**Data:**
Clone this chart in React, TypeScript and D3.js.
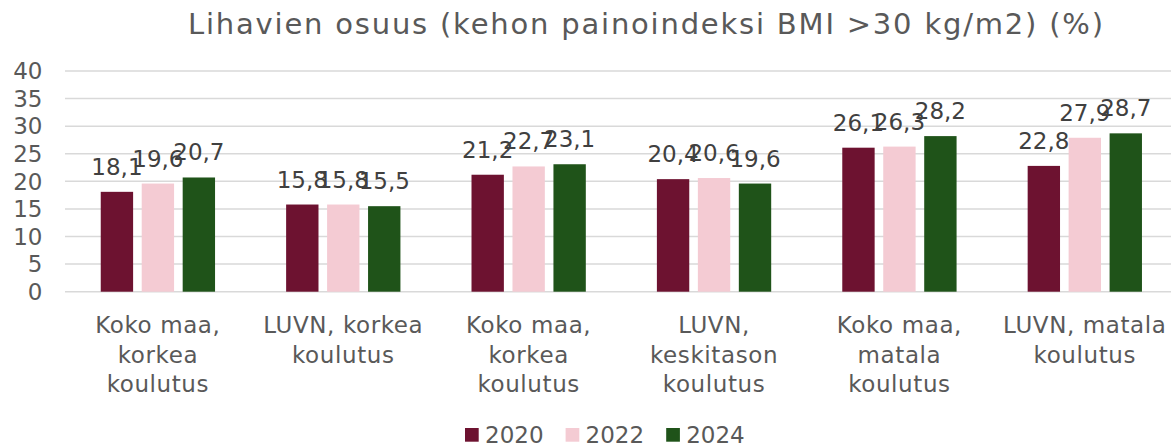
import React from "react";
import * as d3 from "d3";

const title = "Lihavien osuus (kehon painoindeksi BMI >30 kg/m2) (%)";
const categories: string[][] = [
  ["Koko maa,", "korkea", "koulutus"],
  ["LUVN, korkea", "koulutus"],
  ["Koko maa,", "korkea", "koulutus"],
  ["LUVN,", "keskitason", "koulutus"],
  ["Koko maa,", "matala", "koulutus"],
  ["LUVN, matala", "koulutus"],
];
const seriesNames = ["2020", "2022", "2024"];
const values2020 = [18.1, 15.8, 21.2, 20.4, 26.1, 22.8];
const values2022 = [19.6, 15.8, 22.7, 20.6, 26.3, 27.9];
const values2024 = [20.7, 15.5, 23.1, 19.6, 28.2, 28.7];
const yTicks = [0, 5, 10, 15, 20, 25, 30, 35, 40];
const colors = ["#6D1230", "#F4CBD3", "#1F5319"];

const W = 1171;
const H = 448;
const FONT = "'DejaVu Sans', Verdana, sans-serif";

export default function App() {
  const series = [values2020, values2022, values2024];
  const x0 = d3
    .scaleBand<number>()
    .domain(categories.map((_, i) => i))
    .range([65.2, 1177.5])
    .padding(0);
  const groupW = 114.3;
  const x1 = d3
    .scaleBand<number>()
    .domain([0, 1, 2])
    .range([0, groupW])
    .paddingInner(0.21)
    .paddingOuter(0);
  const y = d3.scaleLinear().domain([0, 40]).range([291.7, 71]);
  const off = (x0.bandwidth() - groupW) / 2;
  const fmt = (v: number) => v.toFixed(1).replace(".", ",");

  return (
    <svg
      width={W}
      height={H}
      style={{ position: "absolute", left: 0, top: 0, background: "#fff" }}
      fontFamily={FONT}
    >
      <text
        x={188}
        y={33.5}
        fontSize={29}
        fill="#595959"
        textLength={915}
        lengthAdjust="spacing"
      >
        {title}
      </text>
      {yTicks.map((t) => (
        <g key={t}>
          <line x1={65} x2={W} y1={y(t)} y2={y(t)} stroke="#d9d9d9" strokeWidth={1.5} />
          <text x={42.5} y={y(t)} dy="0.36em" textAnchor="end" fontSize={23} fill="#595959">
            {t}
          </text>
        </g>
      ))}
      {categories.map((_, ci) =>
        series.map((vals, si) => (
          <rect
            key={`${ci}-${si}`}
            x={(x0(ci) as number) + off + (x1(si) as number)}
            y={y(vals[ci])}
            width={x1.bandwidth()}
            height={y(0) - y(vals[ci])}
            fill={colors[si]}
          />
        ))
      )}
      {categories.map((_, ci) =>
        series.map((vals, si) => (
          <text
            key={`l${ci}-${si}`}
            x={(x0(ci) as number) + off + (x1(si) as number) + x1.bandwidth() / 2}
            y={y(vals[ci]) - 17}
            textAnchor="middle"
            fontSize={23}
            fill="#404040"
          >
            {fmt(vals[ci])}
          </text>
        ))
      )}
      {categories.map((lines, ci) => (
        <text
          key={`c${ci}`}
          x={(x0(ci) as number) + x0.bandwidth() / 2}
          y={333}
          textAnchor="middle"
          fontSize={23}
          letterSpacing={0.6}
          fill="#595959"
        >
          {lines.map((ln, li) => (
            <tspan key={li} x={(x0(ci) as number) + x0.bandwidth() / 2} dy={li === 0 ? 0 : 29.5}>
              {ln}
            </tspan>
          ))}
        </text>
      ))}
      {seriesNames.map((n, i) => (
        <g key={n} transform={`translate(${465 + i * 100.6},0)`}>
          <rect x={0} y={428} width={13.7} height={13.7} fill={colors[i]} />
          <text x={20} y={443} fontSize={23} fill="#595959">
            {n}
          </text>
        </g>
      ))}
    </svg>
  );
}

**Task directions:** Write out the listing above exactly as it stands, pictures excluded.

**Output for this task:**
Clone this chart in React, TypeScript and D3.js.
import React from "react";
import * as d3 from "d3";

const title = "Lihavien osuus (kehon painoindeksi BMI >30 kg/m2) (%)";
const categories: string[][] = [
  ["Koko maa,", "korkea", "koulutus"],
  ["LUVN, korkea", "koulutus"],
  ["Koko maa,", "korkea", "koulutus"],
  ["LUVN,", "keskitason", "koulutus"],
  ["Koko maa,", "matala", "koulutus"],
  ["LUVN, matala", "koulutus"],
];
const seriesNames = ["2020", "2022", "2024"];
const values2020 = [18.1, 15.8, 21.2, 20.4, 26.1, 22.8];
const values2022 = [19.6, 15.8, 22.7, 20.6, 26.3, 27.9];
const values2024 = [20.7, 15.5, 23.1, 19.6, 28.2, 28.7];
const yTicks = [0, 5, 10, 15, 20, 25, 30, 35, 40];
const colors = ["#6D1230", "#F4CBD3", "#1F5319"];

const W = 1171;
const H = 448;
const FONT = "'DejaVu Sans', Verdana, sans-serif";

export default function App() {
  const series = [values2020, values2022, values2024];
  const x0 = d3
    .scaleBand<number>()
    .domain(categories.map((_, i) => i))
    .range([65.2, 1177.5])
    .padding(0);
  const groupW = 114.3;
  const x1 = d3
    .scaleBand<number>()
    .domain([0, 1, 2])
    .range([0, groupW])
    .paddingInner(0.21)
    .paddingOuter(0);
  const y = d3.scaleLinear().domain([0, 40]).range([291.7, 71]);
  const off = (x0.bandwidth() - groupW) / 2;
  const fmt = (v: number) => v.toFixed(1).replace(".", ",");

  return (
    <svg
      width={W}
      height={H}
      style={{ position: "absolute", left: 0, top: 0, background: "#fff" }}
      fontFamily={FONT}
    >
      <text
        x={188}
        y={33.5}
        fontSize={29}
        fill="#595959"
        textLength={915}
        lengthAdjust="spacing"
      >
        {title}
      </text>
      {yTicks.map((t) => (
        <g key={t}>
          <line x1={65} x2={W} y1={y(t)} y2={y(t)} stroke="#d9d9d9" strokeWidth={1.5} />
          <text x={42.5} y={y(t)} dy="0.36em" textAnchor="end" fontSize={23} fill="#595959">
            {t}
          </text>
        </g>
      ))}
      {categories.map((_, ci) =>
        series.map((vals, si) => (
          <rect
            key={`${ci}-${si}`}
            x={(x0(ci) as number) + off + (x1(si) as number)}
            y={y(vals[ci])}
            width={x1.bandwidth()}
            height={y(0) - y(vals[ci])}
            fill={colors[si]}
          />
        ))
      )}
      {categories.map((_, ci) =>
        series.map((vals, si) => (
          <text
            key={`l${ci}-${si}`}
            x={(x0(ci) as number) + off + (x1(si) as number) + x1.bandwidth() / 2}
            y={y(vals[ci]) - 17}
            textAnchor="middle"
            fontSize={23}
            fill="#404040"
          >
            {fmt(vals[ci])}
          </text>
        ))
      )}
      {categories.map((lines, ci) => (
        <text
          key={`c${ci}`}
          x={(x0(ci) as number) + x0.bandwidth() / 2}
          y={333}
          textAnchor="middle"
          fontSize={23}
          letterSpacing={0.6}
          fill="#595959"
        >
          {lines.map((ln, li) => (
            <tspan key={li} x={(x0(ci) as number) + x0.bandwidth() / 2} dy={li === 0 ? 0 : 29.5}>
              {ln}
            </tspan>
          ))}
        </text>
      ))}
      {seriesNames.map((n, i) => (
        <g key={n} transform={`translate(${465 + i * 100.6},0)`}>
          <rect x={0} y={428} width={13.7} height={13.7} fill={colors[i]} />
          <text x={20} y={443} fontSize={23} fill="#595959">
            {n}
          </text>
        </g>
      ))}
    </svg>
  );
}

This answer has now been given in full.